Task to carry out: Find, in the records below, the line that contains "Output the component" and the line that contains "import Chart from". Copy those two lines and everything between them exactly, but not the pictures.

Extracted records:
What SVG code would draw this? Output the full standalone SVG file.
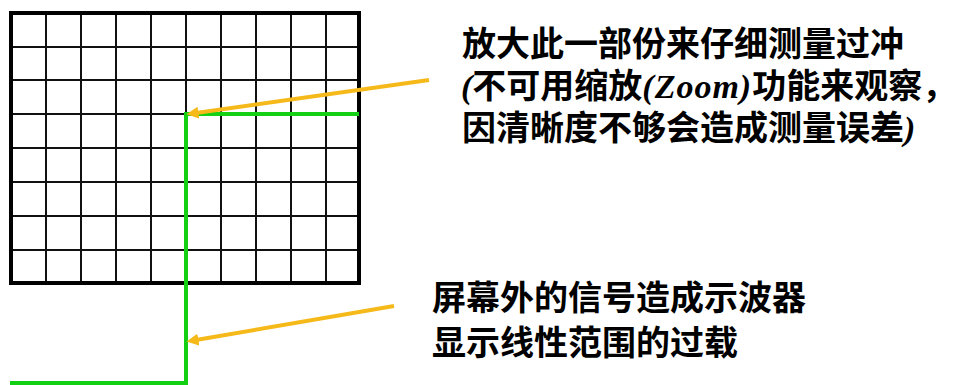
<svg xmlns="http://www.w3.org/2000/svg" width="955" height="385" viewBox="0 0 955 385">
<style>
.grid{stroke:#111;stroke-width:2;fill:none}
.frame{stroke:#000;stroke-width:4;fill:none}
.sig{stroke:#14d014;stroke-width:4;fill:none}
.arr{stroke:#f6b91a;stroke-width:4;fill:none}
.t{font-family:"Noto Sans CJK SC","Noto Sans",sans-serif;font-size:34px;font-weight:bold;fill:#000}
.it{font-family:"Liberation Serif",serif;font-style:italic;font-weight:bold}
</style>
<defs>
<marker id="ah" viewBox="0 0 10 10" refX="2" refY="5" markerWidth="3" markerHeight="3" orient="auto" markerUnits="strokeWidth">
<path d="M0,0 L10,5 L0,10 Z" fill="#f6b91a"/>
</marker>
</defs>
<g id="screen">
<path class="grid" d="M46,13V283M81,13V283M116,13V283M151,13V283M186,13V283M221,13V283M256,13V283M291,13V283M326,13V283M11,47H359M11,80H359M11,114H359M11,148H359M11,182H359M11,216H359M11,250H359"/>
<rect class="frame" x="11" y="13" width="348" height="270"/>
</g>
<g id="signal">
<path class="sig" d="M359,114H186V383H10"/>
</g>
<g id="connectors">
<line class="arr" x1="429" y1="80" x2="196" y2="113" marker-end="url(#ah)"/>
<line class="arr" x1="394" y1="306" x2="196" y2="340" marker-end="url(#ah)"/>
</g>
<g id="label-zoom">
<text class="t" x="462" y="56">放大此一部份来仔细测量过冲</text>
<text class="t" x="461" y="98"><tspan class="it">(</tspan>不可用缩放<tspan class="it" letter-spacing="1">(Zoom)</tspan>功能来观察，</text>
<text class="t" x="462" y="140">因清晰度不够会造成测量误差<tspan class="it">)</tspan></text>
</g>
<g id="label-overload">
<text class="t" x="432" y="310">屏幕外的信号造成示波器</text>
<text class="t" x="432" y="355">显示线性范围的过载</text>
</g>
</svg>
...
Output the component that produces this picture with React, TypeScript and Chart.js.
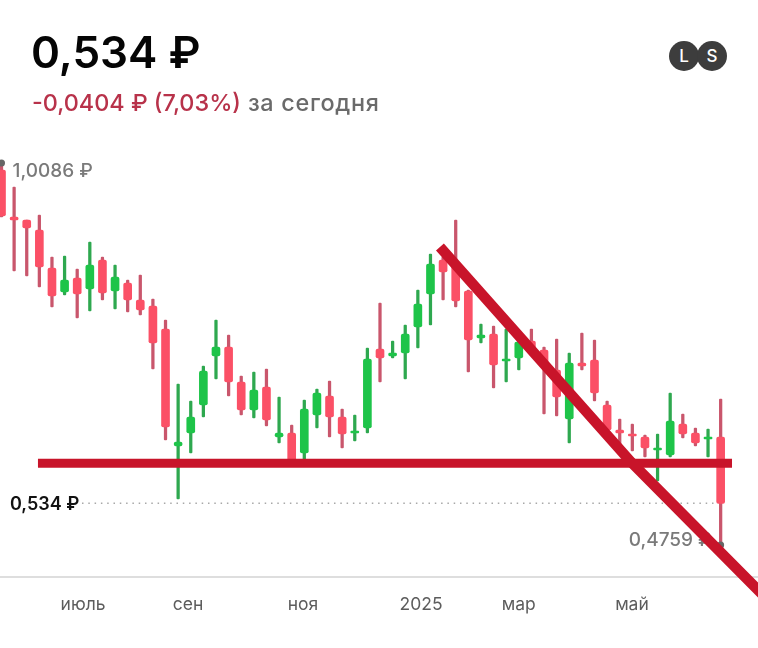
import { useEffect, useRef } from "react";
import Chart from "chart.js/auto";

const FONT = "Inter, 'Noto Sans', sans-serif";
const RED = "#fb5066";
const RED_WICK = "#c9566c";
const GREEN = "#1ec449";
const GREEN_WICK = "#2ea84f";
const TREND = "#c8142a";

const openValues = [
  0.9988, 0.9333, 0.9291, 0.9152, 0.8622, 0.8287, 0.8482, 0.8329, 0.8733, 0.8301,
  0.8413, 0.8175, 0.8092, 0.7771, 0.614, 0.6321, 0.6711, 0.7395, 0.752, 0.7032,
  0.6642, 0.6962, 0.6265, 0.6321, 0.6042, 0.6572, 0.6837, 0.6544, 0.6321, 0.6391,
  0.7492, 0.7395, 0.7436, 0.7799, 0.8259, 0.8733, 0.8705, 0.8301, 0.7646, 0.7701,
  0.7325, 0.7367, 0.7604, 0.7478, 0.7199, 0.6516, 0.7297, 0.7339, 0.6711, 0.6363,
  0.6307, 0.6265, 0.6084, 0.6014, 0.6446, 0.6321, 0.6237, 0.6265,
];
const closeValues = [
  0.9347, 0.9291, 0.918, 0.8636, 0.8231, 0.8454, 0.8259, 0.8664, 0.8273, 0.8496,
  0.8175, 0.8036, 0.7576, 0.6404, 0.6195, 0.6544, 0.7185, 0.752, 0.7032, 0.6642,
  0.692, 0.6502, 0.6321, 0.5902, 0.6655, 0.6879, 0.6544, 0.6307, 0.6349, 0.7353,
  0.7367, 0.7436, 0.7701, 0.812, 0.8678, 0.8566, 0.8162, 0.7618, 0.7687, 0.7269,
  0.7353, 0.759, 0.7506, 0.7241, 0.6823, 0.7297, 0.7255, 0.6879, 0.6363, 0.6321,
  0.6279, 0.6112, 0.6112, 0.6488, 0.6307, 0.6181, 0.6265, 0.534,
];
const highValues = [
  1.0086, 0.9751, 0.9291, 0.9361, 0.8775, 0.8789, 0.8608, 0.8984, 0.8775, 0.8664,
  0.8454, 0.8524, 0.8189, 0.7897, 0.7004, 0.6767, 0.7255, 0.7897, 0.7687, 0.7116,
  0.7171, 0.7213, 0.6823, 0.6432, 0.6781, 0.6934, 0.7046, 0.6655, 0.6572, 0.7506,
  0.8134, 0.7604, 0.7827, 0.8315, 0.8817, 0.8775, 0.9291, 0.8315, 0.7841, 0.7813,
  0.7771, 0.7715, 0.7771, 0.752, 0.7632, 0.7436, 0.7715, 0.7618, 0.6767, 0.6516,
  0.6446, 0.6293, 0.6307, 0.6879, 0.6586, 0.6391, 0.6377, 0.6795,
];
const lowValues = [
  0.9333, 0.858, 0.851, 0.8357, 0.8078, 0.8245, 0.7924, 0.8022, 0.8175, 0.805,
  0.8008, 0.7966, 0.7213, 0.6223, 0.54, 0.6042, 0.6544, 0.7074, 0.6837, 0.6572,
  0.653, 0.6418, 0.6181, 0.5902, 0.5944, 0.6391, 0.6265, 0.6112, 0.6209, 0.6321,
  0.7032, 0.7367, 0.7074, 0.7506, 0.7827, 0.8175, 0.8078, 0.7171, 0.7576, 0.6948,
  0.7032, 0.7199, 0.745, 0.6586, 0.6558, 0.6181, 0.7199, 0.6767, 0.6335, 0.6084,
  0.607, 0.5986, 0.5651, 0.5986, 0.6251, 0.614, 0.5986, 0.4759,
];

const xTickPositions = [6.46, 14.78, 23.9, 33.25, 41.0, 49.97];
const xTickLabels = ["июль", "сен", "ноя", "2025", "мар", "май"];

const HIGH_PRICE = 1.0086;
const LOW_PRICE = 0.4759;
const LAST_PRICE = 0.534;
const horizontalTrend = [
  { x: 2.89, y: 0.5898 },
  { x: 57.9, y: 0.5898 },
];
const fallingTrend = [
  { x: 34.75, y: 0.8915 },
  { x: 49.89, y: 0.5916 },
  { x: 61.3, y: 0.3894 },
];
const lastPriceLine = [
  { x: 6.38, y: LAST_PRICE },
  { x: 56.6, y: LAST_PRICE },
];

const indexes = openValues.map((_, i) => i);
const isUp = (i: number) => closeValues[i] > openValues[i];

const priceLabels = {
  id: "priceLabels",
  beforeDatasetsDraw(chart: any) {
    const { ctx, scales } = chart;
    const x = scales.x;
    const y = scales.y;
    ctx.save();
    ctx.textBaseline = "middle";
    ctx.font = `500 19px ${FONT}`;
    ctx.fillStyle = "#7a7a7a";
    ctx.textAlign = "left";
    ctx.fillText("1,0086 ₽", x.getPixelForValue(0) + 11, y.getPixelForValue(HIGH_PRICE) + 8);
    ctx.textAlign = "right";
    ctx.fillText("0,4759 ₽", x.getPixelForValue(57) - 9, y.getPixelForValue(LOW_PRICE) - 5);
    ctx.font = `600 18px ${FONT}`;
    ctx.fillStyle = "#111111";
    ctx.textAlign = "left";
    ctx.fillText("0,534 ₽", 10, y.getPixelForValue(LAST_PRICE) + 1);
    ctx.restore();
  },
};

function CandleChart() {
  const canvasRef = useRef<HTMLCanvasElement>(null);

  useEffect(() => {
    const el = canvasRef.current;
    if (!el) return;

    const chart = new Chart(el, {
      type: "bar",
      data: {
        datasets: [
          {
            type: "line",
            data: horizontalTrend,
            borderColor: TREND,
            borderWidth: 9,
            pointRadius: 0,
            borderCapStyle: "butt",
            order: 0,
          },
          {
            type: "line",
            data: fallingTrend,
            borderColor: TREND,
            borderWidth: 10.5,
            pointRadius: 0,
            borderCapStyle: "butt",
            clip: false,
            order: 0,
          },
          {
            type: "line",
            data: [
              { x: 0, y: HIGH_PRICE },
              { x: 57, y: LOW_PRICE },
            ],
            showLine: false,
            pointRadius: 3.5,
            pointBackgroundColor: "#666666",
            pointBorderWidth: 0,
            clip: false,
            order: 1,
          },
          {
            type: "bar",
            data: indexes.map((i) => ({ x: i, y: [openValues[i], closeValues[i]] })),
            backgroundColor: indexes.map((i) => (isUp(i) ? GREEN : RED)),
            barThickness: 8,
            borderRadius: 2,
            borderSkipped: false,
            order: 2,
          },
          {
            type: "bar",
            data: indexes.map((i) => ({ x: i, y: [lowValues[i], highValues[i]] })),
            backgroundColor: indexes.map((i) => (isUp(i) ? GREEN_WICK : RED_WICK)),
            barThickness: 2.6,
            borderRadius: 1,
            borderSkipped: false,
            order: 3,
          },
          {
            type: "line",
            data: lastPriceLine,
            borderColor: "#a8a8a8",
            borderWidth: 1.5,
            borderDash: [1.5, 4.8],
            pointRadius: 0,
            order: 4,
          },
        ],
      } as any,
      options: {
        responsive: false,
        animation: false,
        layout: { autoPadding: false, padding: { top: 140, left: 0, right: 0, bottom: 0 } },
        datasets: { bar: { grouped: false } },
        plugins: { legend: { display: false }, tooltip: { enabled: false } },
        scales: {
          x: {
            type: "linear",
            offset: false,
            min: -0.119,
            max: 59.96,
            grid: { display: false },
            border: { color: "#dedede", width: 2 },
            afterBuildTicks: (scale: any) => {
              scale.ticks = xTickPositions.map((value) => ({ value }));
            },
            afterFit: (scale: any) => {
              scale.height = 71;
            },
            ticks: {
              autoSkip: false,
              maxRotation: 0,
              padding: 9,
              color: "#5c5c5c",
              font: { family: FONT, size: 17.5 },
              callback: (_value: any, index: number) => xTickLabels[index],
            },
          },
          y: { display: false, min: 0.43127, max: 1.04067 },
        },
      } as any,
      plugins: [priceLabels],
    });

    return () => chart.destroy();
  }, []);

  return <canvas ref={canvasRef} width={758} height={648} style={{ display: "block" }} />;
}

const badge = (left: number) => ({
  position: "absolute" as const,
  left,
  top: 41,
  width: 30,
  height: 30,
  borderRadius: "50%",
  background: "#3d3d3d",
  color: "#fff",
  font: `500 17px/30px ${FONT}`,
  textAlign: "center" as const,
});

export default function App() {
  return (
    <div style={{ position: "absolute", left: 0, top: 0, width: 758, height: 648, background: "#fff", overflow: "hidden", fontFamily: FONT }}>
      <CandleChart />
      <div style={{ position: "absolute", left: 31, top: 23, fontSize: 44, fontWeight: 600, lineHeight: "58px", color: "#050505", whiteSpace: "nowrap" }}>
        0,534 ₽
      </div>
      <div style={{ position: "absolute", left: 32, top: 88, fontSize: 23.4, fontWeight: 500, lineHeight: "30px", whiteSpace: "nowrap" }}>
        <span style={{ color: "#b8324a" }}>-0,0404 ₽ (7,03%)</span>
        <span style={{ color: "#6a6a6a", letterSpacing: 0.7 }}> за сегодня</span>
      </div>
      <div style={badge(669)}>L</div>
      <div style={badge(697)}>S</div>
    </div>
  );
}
---
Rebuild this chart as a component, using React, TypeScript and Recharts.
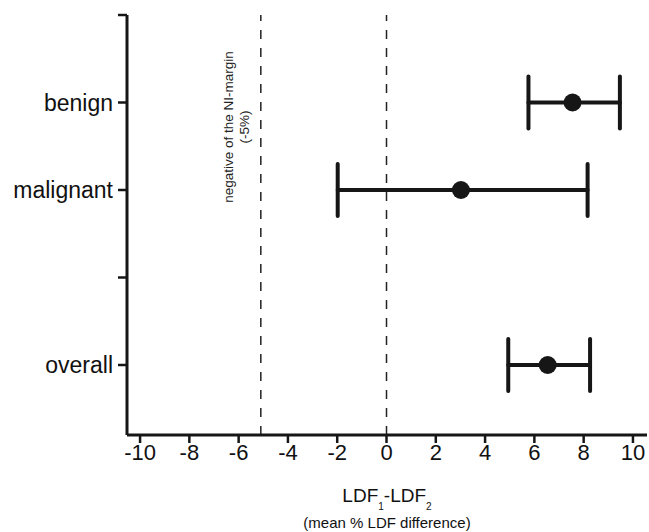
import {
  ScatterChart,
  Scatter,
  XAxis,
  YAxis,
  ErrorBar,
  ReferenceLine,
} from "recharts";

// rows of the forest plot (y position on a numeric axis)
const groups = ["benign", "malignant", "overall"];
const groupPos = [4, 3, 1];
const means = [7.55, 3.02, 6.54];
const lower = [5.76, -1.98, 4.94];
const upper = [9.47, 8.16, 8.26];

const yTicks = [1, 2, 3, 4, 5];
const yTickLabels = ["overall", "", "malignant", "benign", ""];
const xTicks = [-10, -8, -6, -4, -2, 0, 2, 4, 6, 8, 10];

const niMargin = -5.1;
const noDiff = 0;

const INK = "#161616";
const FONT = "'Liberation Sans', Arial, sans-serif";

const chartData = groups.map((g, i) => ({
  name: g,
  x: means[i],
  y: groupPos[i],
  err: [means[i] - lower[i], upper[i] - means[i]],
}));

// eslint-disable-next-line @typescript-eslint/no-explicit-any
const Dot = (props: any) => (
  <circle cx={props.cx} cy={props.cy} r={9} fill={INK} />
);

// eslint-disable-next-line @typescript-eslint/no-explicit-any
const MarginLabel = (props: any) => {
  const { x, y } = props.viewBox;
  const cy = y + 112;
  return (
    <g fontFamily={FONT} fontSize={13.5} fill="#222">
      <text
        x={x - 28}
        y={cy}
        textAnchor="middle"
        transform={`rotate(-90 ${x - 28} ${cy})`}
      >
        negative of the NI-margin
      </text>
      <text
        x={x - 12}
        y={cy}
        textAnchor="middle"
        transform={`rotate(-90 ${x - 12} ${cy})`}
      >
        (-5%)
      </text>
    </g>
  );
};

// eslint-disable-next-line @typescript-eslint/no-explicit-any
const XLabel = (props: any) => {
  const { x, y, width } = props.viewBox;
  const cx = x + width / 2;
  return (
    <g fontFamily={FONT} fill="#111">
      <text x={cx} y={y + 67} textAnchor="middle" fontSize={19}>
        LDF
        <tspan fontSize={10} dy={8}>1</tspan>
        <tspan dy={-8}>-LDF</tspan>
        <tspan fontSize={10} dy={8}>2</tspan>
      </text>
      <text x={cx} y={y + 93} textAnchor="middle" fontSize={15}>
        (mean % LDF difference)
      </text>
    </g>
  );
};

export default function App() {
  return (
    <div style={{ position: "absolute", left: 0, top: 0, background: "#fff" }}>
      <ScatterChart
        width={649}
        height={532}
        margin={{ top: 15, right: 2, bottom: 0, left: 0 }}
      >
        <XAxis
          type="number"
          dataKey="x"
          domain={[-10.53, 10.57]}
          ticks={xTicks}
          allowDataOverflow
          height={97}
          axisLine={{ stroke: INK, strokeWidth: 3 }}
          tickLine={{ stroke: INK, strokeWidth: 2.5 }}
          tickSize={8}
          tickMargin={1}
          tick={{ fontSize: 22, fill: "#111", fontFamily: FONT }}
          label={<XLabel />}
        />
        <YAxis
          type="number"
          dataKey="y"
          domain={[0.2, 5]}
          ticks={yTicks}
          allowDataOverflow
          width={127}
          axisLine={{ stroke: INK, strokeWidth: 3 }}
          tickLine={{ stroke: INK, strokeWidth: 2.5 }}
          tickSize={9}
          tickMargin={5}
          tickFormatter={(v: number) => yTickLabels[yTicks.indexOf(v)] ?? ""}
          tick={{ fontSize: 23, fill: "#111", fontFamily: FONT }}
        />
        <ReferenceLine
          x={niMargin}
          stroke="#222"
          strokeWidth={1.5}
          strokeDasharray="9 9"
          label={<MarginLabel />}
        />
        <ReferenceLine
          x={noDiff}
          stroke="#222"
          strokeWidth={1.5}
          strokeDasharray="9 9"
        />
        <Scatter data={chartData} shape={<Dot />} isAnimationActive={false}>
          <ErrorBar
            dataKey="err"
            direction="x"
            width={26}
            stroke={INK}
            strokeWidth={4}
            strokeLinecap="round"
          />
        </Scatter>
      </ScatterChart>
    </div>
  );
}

Answer in full:
Output the component that produces this picture with React, TypeScript and Chart.js.
import { useEffect, useRef } from "react";
import Chart from "chart.js/auto";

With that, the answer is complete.